▶ _WHAT YOU HAVE TO DO_: Below are entries. Pull out all lines containing "this".

┌──

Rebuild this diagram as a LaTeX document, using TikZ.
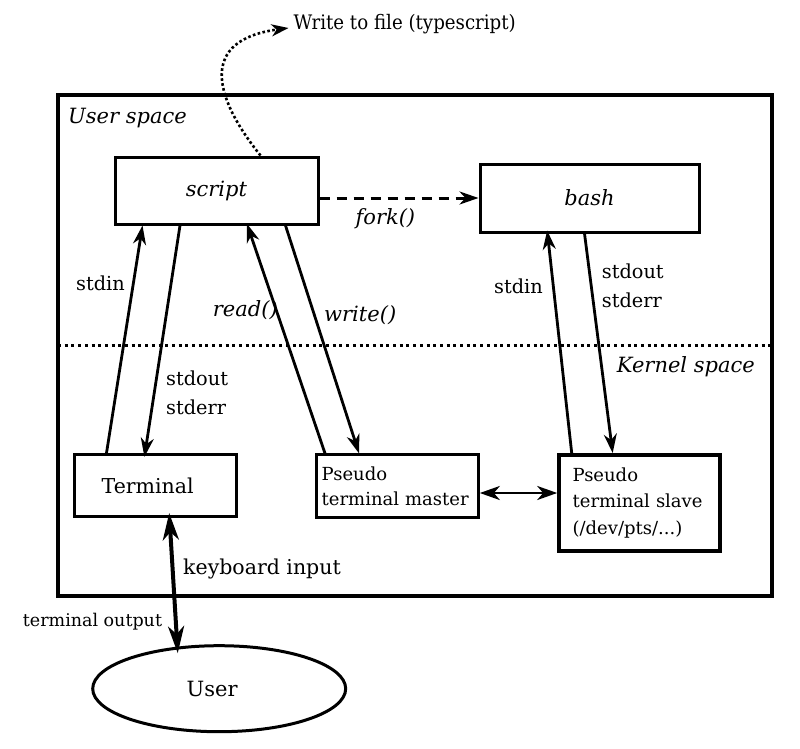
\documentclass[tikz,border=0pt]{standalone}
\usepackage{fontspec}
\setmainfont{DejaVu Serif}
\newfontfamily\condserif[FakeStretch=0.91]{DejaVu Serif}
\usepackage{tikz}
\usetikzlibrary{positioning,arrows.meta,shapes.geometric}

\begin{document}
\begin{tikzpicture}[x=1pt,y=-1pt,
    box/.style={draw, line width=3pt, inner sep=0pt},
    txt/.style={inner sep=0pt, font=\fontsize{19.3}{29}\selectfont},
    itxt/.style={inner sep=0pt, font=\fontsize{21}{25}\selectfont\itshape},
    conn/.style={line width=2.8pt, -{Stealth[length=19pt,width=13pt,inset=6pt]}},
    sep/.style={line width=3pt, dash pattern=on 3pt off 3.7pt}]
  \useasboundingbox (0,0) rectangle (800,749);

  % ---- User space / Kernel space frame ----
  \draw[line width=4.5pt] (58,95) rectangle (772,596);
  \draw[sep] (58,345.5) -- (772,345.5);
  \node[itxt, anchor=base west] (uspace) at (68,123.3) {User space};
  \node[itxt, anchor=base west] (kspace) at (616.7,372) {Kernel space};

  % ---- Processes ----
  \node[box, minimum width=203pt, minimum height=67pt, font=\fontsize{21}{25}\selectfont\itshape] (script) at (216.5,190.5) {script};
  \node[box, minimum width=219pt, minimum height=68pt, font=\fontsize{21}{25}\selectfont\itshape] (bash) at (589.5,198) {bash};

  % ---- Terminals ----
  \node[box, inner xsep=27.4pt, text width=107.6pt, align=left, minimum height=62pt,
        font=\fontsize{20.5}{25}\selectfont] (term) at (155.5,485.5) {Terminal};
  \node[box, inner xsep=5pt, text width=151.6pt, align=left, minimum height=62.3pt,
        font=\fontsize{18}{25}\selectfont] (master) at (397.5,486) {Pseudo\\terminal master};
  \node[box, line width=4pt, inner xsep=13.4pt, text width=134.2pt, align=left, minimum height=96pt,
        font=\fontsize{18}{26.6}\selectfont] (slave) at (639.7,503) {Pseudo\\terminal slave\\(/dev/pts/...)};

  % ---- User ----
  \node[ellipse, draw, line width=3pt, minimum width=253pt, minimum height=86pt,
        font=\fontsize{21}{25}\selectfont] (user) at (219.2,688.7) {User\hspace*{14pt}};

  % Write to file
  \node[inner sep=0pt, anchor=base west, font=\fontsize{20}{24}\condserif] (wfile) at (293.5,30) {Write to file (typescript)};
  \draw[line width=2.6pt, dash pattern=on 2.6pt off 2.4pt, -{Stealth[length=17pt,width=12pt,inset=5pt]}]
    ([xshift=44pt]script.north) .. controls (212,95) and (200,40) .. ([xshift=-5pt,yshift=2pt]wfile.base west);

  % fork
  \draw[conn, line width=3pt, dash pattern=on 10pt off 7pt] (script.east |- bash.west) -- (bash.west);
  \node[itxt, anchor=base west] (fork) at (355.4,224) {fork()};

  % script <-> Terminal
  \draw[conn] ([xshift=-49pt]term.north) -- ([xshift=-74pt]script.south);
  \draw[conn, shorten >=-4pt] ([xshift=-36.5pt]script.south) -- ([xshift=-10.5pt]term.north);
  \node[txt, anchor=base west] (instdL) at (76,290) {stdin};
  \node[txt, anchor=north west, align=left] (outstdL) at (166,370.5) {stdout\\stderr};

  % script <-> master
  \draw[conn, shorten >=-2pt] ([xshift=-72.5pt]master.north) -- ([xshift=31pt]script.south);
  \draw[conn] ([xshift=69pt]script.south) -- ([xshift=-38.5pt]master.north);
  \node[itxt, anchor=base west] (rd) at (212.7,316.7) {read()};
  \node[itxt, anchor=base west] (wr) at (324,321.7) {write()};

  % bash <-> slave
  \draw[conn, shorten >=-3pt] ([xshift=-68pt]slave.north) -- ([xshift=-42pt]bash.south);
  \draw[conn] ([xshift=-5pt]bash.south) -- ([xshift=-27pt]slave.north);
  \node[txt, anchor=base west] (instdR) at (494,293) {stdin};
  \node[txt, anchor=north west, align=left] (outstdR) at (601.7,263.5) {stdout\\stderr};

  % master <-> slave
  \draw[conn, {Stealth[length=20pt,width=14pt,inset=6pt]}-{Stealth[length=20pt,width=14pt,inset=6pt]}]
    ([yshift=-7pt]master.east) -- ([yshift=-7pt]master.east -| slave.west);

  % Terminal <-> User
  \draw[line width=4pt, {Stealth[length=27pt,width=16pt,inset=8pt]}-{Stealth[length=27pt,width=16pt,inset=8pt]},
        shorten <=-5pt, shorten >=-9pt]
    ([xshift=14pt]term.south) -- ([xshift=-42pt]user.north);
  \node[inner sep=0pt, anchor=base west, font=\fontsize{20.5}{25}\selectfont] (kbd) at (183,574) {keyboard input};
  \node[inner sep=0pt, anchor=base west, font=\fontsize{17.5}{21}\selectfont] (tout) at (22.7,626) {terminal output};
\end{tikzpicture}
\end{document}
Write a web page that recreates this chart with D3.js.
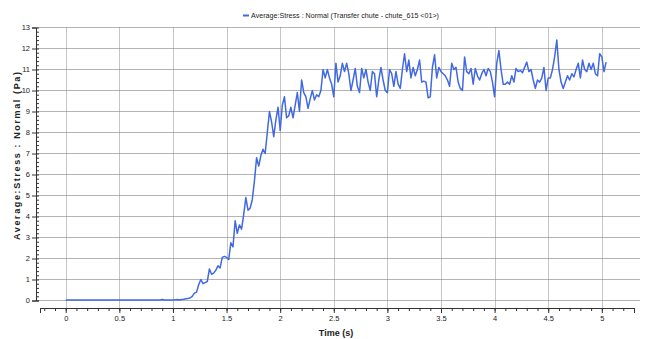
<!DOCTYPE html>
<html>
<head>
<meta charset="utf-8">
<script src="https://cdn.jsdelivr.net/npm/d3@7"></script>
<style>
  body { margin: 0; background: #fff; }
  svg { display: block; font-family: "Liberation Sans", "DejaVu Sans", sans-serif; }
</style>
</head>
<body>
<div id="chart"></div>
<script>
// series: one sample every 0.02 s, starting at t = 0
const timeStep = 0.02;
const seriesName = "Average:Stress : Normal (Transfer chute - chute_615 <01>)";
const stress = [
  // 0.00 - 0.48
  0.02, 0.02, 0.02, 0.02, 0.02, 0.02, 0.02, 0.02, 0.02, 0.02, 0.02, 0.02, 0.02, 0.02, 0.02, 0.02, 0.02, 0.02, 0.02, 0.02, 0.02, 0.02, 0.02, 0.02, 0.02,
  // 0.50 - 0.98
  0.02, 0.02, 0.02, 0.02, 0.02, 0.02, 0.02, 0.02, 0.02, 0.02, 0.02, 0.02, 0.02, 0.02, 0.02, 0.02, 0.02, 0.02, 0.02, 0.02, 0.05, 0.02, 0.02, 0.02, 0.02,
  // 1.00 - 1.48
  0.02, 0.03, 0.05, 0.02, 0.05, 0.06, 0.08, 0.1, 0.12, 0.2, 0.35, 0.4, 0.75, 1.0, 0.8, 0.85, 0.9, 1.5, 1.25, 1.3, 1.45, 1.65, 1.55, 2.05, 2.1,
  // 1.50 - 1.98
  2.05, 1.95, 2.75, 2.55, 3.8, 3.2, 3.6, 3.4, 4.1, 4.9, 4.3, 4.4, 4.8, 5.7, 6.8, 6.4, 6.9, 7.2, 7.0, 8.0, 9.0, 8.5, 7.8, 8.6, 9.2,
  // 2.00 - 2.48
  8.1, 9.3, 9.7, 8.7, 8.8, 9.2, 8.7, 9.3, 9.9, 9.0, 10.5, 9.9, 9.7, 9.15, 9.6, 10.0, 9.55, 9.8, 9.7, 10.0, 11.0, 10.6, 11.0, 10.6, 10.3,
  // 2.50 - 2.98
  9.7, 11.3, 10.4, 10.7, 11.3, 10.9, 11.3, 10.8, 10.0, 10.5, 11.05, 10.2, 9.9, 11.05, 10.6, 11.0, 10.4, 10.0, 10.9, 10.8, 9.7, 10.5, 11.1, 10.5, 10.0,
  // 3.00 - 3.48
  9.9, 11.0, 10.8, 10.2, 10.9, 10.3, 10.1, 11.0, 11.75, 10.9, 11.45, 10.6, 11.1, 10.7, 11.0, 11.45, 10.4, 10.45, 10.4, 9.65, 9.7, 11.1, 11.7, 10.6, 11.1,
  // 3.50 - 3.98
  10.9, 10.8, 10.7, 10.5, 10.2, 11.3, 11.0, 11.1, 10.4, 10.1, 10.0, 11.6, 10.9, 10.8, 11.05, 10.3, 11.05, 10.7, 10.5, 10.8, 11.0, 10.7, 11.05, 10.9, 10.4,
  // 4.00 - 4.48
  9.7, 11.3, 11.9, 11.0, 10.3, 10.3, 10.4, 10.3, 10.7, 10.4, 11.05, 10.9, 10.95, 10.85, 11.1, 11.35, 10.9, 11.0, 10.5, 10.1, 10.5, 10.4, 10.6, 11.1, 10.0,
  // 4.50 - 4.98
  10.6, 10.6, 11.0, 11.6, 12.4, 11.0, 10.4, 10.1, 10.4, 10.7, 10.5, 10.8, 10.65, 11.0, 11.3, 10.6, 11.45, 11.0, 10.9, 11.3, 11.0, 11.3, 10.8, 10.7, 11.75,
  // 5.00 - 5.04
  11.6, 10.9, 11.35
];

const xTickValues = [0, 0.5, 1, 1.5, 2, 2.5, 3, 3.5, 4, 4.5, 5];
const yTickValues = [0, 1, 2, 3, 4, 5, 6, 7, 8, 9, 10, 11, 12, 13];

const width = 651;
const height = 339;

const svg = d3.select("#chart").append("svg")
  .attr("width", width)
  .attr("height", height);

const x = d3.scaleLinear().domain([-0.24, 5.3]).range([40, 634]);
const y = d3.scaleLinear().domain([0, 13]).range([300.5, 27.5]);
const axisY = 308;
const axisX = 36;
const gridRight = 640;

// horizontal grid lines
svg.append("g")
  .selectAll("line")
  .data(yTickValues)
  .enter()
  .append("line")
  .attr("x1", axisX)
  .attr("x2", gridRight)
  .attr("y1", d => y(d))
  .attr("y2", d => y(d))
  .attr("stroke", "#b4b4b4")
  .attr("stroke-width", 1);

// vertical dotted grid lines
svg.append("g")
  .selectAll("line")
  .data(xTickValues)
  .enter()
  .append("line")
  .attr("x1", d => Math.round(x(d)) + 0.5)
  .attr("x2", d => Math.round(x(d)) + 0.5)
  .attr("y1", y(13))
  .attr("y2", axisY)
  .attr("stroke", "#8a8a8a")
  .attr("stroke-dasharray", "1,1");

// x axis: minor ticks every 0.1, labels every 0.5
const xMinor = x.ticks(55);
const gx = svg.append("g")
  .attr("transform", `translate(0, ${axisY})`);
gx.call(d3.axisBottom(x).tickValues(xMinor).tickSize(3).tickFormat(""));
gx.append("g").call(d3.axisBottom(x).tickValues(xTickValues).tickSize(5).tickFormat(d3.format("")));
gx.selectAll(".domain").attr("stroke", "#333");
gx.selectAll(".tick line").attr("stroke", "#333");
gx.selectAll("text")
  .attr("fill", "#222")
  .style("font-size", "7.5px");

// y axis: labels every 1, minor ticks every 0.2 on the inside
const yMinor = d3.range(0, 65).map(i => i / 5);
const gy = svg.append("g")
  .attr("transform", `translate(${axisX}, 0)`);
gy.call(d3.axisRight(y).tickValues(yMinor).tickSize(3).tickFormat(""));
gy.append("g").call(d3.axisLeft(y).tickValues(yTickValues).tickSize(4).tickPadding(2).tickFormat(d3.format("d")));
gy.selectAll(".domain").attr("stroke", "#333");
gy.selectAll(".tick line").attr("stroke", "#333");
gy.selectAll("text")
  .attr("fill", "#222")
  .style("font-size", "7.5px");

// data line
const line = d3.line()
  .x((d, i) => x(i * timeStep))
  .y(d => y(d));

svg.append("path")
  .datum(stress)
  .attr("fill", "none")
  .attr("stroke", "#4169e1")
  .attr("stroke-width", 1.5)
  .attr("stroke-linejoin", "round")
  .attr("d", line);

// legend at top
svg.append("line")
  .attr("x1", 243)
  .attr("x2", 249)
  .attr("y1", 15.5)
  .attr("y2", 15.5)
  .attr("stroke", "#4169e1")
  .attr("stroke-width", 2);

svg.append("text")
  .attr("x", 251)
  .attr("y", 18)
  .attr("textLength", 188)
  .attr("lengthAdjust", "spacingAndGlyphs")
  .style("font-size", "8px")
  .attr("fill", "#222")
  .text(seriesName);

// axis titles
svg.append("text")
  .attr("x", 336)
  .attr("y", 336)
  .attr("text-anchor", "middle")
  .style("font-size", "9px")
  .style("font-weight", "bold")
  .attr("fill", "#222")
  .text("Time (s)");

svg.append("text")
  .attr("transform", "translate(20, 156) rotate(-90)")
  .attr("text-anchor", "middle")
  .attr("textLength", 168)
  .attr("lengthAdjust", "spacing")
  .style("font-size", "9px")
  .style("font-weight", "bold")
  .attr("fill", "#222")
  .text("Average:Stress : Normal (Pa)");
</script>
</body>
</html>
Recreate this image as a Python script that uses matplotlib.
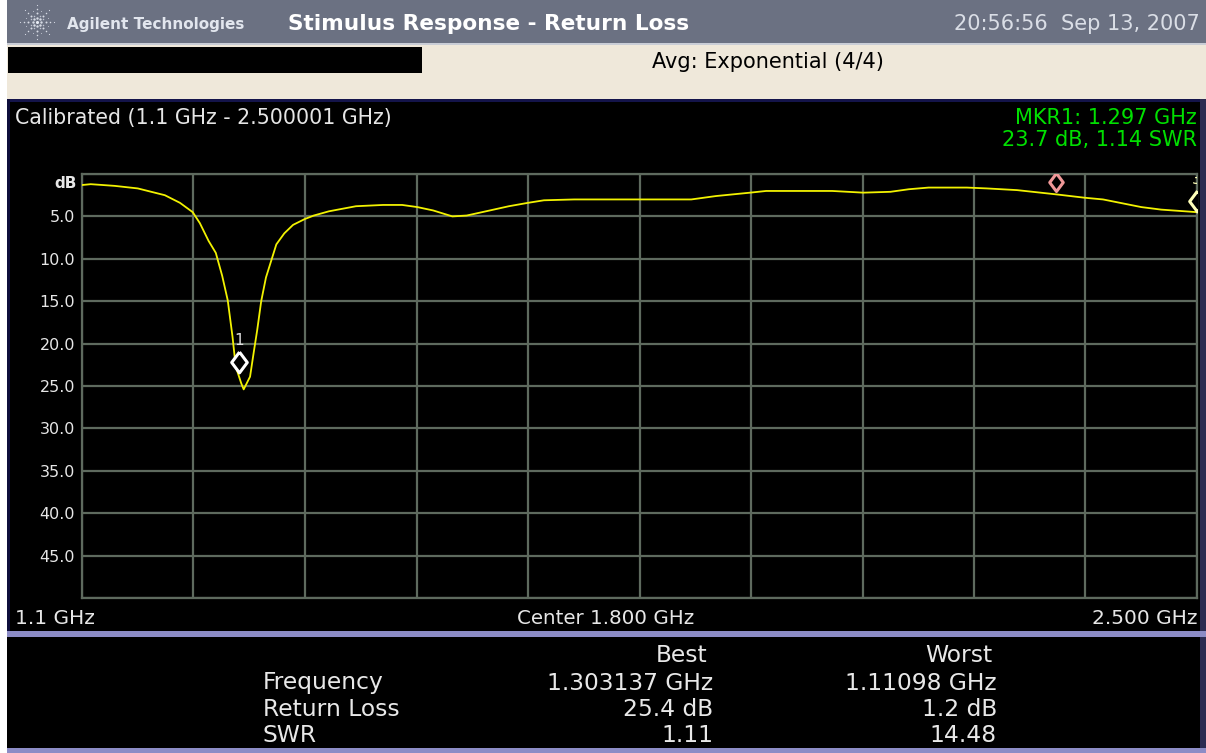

└──

▶ _RESULT_:
Rebuild this diagram as a LaTeX document, using TikZ.
Write a web page that recreates this chart with D3.js.
Recreate this image as a Python script that uses matplotlib.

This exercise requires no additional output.